News Article Catella Europe Lars Vandrei rent residential Thomas Beyerle
by Property Forum | Residential

The bull run in the European residential sector that was fueled by low interest rates in the past decade has been coming under strong pressure from ECB rate hikes, with valuations stagnating due to the wide gap in expectations between most buyers and sellers, according to research by property fund Catella. 

However, there are now signs of bigger deals being done and a new lower consensus price floor may emerge in the coming months. 

Data from the report shows that the average purchase price for a condominium in Europe (all construction years) in Q1 2023 is €5,235 per sqm. The range is from €1,720 per sqm in Lahti to €15,250 per sqm in Geneva. 

On monthly rents, the average in the 63 European cities surveyed is currently €17.25 per sqm, 2.5% higher than in Q3 2022. 

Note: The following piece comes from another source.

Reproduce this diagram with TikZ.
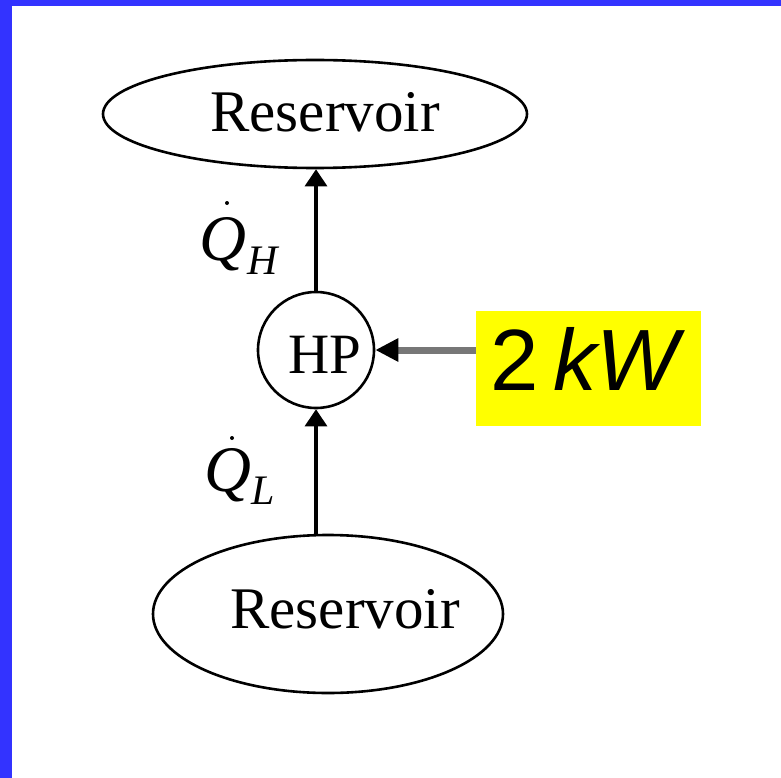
\documentclass[tikz,border=0pt]{standalone}
\usepackage{fontspec}
\setmainfont{Liberation Serif}
\newfontfamily\arialf{Liberation Sans}
\usetikzlibrary{shapes.geometric,arrows.meta}
\definecolor{bordblue}{HTML}{3333FF}
\definecolor{arrgray}{HTML}{777777}
\definecolor{boxyellow}{HTML}{FFFF00}
\begin{document}
\begin{tikzpicture}[x=1pt,y=-1pt,
  res/.style={draw,ellipse,line width=2.6pt,inner sep=0pt},
  hpc/.style={draw,circle,line width=2.6pt,inner sep=0pt,minimum size=116pt},
  txt/.style={inner sep=0pt,anchor=base},
  arr/.style={line width=3.2pt,-{Triangle[length=17pt,width=22pt]}},
  grayarr/.style={line width=7pt,draw=arrgray,-{Triangle[length=23pt,width=22pt,color=black]}},
  qlab/.style={inner sep=0pt,anchor=base west,font=\fontsize{65}{65}\selectfont\itshape}]
\useasboundingbox (0,0) rectangle (781,778);
\fill[white] (0,0) rectangle (781,778);
\fill[bordblue] (0,0) rectangle (12,778);
\fill[bordblue] (0,0) rectangle (781,6);
% reservoirs
\node[res,minimum width=424pt,minimum height=108pt] (top) at (315,114) {};
\node[txt,font=\fontsize{59}{59}\selectfont] (toptxt) at (325,132) {Reservoir};
\node[res,minimum width=350pt,minimum height=158pt] (bot) at (328,614) {};
\node[txt,font=\fontsize{59}{59}\selectfont] (bottxt) at (345,628) {Reservoir};
% heat pump
\node[hpc] (hp) at (316,350) {};
\node[txt,font=\fontsize{57}{57}\selectfont] (hptxt) at (325,373) {HP};
% arrows
\draw[arr] (hp.north) -- (hp.north |- top.south);
\draw[arr] (hp.south |- bot.north) -- (hp.south);
% work box
\node[fill=boxyellow,inner sep=0pt,minimum width=225pt,minimum height=115pt] (kw) at (588.5,368.5) {};
\node[inner sep=0pt,anchor=base west,font=\fontsize{87}{87}\selectfont\arialf] (kwtxt) at (490,390) {2\,\itshape kW};
\draw[grayarr] (kw.west |- hp.east) -- (hp.east);
% heat labels
\node[qlab] (qh) at (199,260) {Q\hspace{1pt}\raisebox{-0.22em}{\fontsize{42}{42}\selectfont H}};
\fill (227,203) circle (2pt);
\node[qlab] (ql) at (204,491) {Q\raisebox{-0.2em}{\fontsize{42}{42}\selectfont L}};
\fill (232,438) circle (2pt);
\end{tikzpicture}
\end{document}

“The fundamental conditions in the European residential property markets remain intact. However, the more difficult financing conditions are leading to a sharp decline in new building permits and thus the supply of apartments will fall noticeably in the coming months. At the same time, demand remains at a high level, driving up rents and occupancy rates. The social aspects of rental affordability will thus continue to come to the fore in the media and in political arenas around Europe. We expect that yields could stabilise in the second half of the year,” said Dr Lars Vandrei, Senior Research Manager at CRIM. 

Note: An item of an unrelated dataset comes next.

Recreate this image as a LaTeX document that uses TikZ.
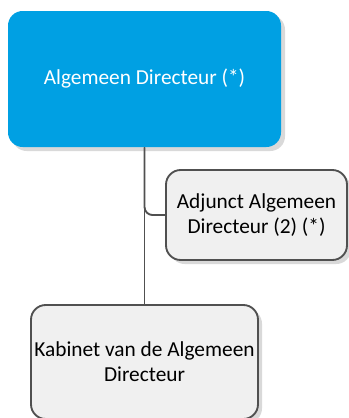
\documentclass[tikz,border=0pt]{standalone}
\usepackage{fontspec}
\setmainfont{Carlito}
\usetikzlibrary{shadows}
\definecolor{dirblue}{RGB}{0,160,227}
\definecolor{boxgray}{RGB}{240,240,240}
\definecolor{linegray}{RGB}{80,80,80}

\begin{document}
\begin{tikzpicture}[
    x=0.75pt, y=-0.75pt,
    unit/.style={rectangle, rounded corners=11pt, align=center, inner sep=0pt,
        font=\fontsize{16}{19}\selectfont,
        drop shadow={shadow xshift=3pt, shadow yshift=-3pt, fill=black!15, opacity=1}},
    head/.style={unit, fill=dirblue, text=white, minimum width=204.75pt, minimum height=102pt},
    sub/.style={unit, fill=boxgray, draw=linegray, line width=1.4pt},
    link/.style={draw=linegray, line width=1.4pt}
]
\useasboundingbox (0,0) rectangle (349,418);

% Director
\node[head] (dir) at (144.5,79) {Algemeen Directeur (*)};

% Deputy
\node[sub, minimum width=135.75pt, minimum height=67.5pt] (adj) at (256.5,215)
    {Adjunct Algemeen\\Directeur (2) (*)};

% Cabinet
\node[sub, minimum width=170.25pt, minimum height=85.5pt] (kab) at (144.5,362)
    {Kabinet van de Algemeen\\Directeur};

% Connections
\draw[link] (dir.south) -- (kab.north);
\draw[link, rounded corners=6pt] (dir.south) |- (adj.west);
\end{tikzpicture}
\end{document}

After a hiatus caused by the sharp increase of interest rates, the first sizeable transactions in residential investment markets are just starting to occur again primarily due to strong pent-up in housing demand in European cities being met by very limited supply, added Prof. Dr Thomas Beyerle, Head of Research Catella Group. 

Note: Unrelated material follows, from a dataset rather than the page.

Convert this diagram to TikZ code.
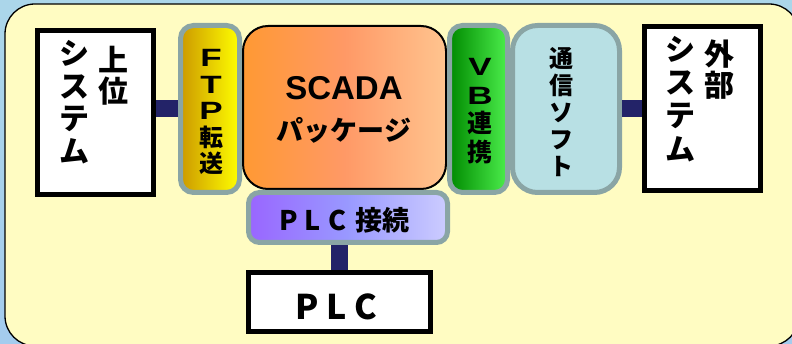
\documentclass[tikz,border=0pt]{standalone}
\usepackage{fontspec}
\usepackage{graphicx}
\setmainfont{Noto Sans CJK JP}
\newfontfamily\lat{Liberation Sans}
\usetikzlibrary{calc}
\definecolor{bgblue}{HTML}{ABD6EA}
\definecolor{bgblue2}{HTML}{A4CCEE}
\definecolor{panel}{HTML}{FFFCC2}
\definecolor{navy}{HTML}{232368}
\definecolor{boxgray}{HTML}{8AA5A5}
\definecolor{softblue}{HTML}{B8E0E4}
\definecolor{goldL}{HTML}{CC9900}
\definecolor{goldR}{HTML}{FFFF00}
\definecolor{orL}{HTML}{FF9933}
\definecolor{orM}{HTML}{FF9966}
\definecolor{orR}{HTML}{FFC48F}
\definecolor{grL}{HTML}{008A00}
\definecolor{grR}{HTML}{4CEE4C}
\definecolor{puL}{HTML}{9966FF}
\definecolor{puM}{HTML}{9999FF}
\definecolor{puR}{HTML}{CCCCFF}
\newcommand{\widelet}[1]{\scalebox{1.4}[1]{{\lat\bfseries\fontsize{25}{25}\selectfont #1}}}
\tikzset{
  blackbox/.style={draw=black, line width=5pt, fill=white, inner sep=0pt},
  graybox/.style={draw=boxgray, line width=5pt, inner sep=0pt},
  conn/.style={draw=navy, line width=17pt},
  jtext/.style={align=center, inner sep=0pt, text=black},
}
\begin{document}
\begin{tikzpicture}[x=1pt,y=-1pt]
\shade[top color=bgblue, bottom color=bgblue2] (0,0) rectangle (792,344);
\useasboundingbox (0,0) rectangle (792,344);
\draw[fill=panel, draw=black, line width=1.3pt, rounded corners=30pt] (5,4) rectangle (799,346);

% boxes
\node[blackbox, minimum width=116pt, minimum height=164pt] (upper) at (95.5,112.5) {};
\node[blackbox, minimum width=116pt, minimum height=164pt] (ext) at (702.5,108.5) {};
\node[blackbox, minimum width=182pt, minimum height=59pt] (plc) at (339.5,302) {};
\node[graybox, rounded corners=13pt, left color=goldL, right color=goldR,
      minimum width=59pt, minimum height=167pt] (ftp) at (210,109) {};
\node[draw=black, line width=2pt, inner sep=0pt, rounded corners=25pt,
      left color=orL, right color=orR, middle color=orM,
      minimum width=203pt, minimum height=163pt] (scada) at (344.5,107.5) {};
\node[graybox, rounded corners=13pt, left color=grL, right color=grR,
      minimum width=58pt, minimum height=167pt] (vb) at (478.5,109) {};
\node[graybox, rounded corners=25pt, fill=softblue,
      minimum width=107pt, minimum height=167pt] (soft) at (566,109) {};
\node[graybox, rounded corners=11pt, left color=puL, right color=puR, middle color=puM,
      minimum width=199pt, minimum height=50pt] (plcconn) at (348,217.5) {};

% connectors
\draw[conn] (ftp.west) -- (ftp.west -| upper.east);
\draw[conn] (soft.east) -- (soft.east -| ext.west);
\draw[conn] (plc.north) -- (plc.north |- plcconn.south);

% texts
\node[jtext, font=\bfseries\fontsize{30}{31}\selectfont] (upR) at (113,76) {上\\位};
\node[jtext, font=\bfseries\fontsize{30}{32.5}\selectfont] (upL) at (74,102) {シ\\ス\\テ\\ム};
\node[jtext, font=\bfseries\fontsize{30}{31}\selectfont] (extR) at (719,69.5) {外\\部};
\node[jtext, font=\bfseries\fontsize{30}{33.3}\selectfont] (extL) at (680,99) {シ\\ス\\テ\\ム};
\node[jtext, font=\bfseries\fontsize{24}{26.5}\selectfont] (ftpT) at (211,112)
  {\widelet{F}\\\widelet{T}\\\widelet{P}\\転\\送};
\node[jtext, font=\bfseries\fontsize{25}{28.5}\selectfont] (vbT) at (480,111)
  {\widelet{V}\\\widelet{B}\\連\\携};
\node[jtext, font=\bfseries\fontsize{24}{27}\selectfont] (softT) at (561,112)
  {通\\信\\ソ\\フ\\ト};
\node[jtext, font=\bfseries\fontsize{27}{41}\selectfont] (scadaT) at (344,110)
  {{\lat\fontsize{33}{33}\selectfont SCADA}\\パッケージ};
\node[jtext, font=\bfseries\fontsize{27}{27}\selectfont] (plcconnT) at (343,220)
  {\makebox[24.5pt]{P}\makebox[24.5pt]{L}\makebox[24.5pt]{C}\hspace{6pt}接続};
\node[jtext, font=\bfseries\fontsize{34}{34}\selectfont] (plcT) at (336.5,306.5)
  {\makebox[29pt]{P}\makebox[29pt]{L}\makebox[29pt]{C}};
\end{tikzpicture}
\end{document}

The report further shows that based on current market prices for apartments for rent and an assumed expenditure of 25% of local disposable household income on ‘cold rent’ (not including costs such as utilities and services charges), households in Graz can afford the largest flats. Meanwhile, due to comparatively low incomes, affordable housing in Polish cities is mathematically the smallest. 

At the same time, the average European prime yield for apartment buildings is 3.97 %, an increase of 37 basis points compared with Q3 2022. The most attractive prime yields can be found in the Baltic cities of Vilnius at 5.50% (+10 basis points to Q3 2022) and Riga at 5.40% (+5 basis points to Q3 2022), as well as in the Polish cities of Krakow at 5.40% (+15 basis points to Q3 2022) and Wroclaw also at 5.40% (+15 basis points to Q3 2022).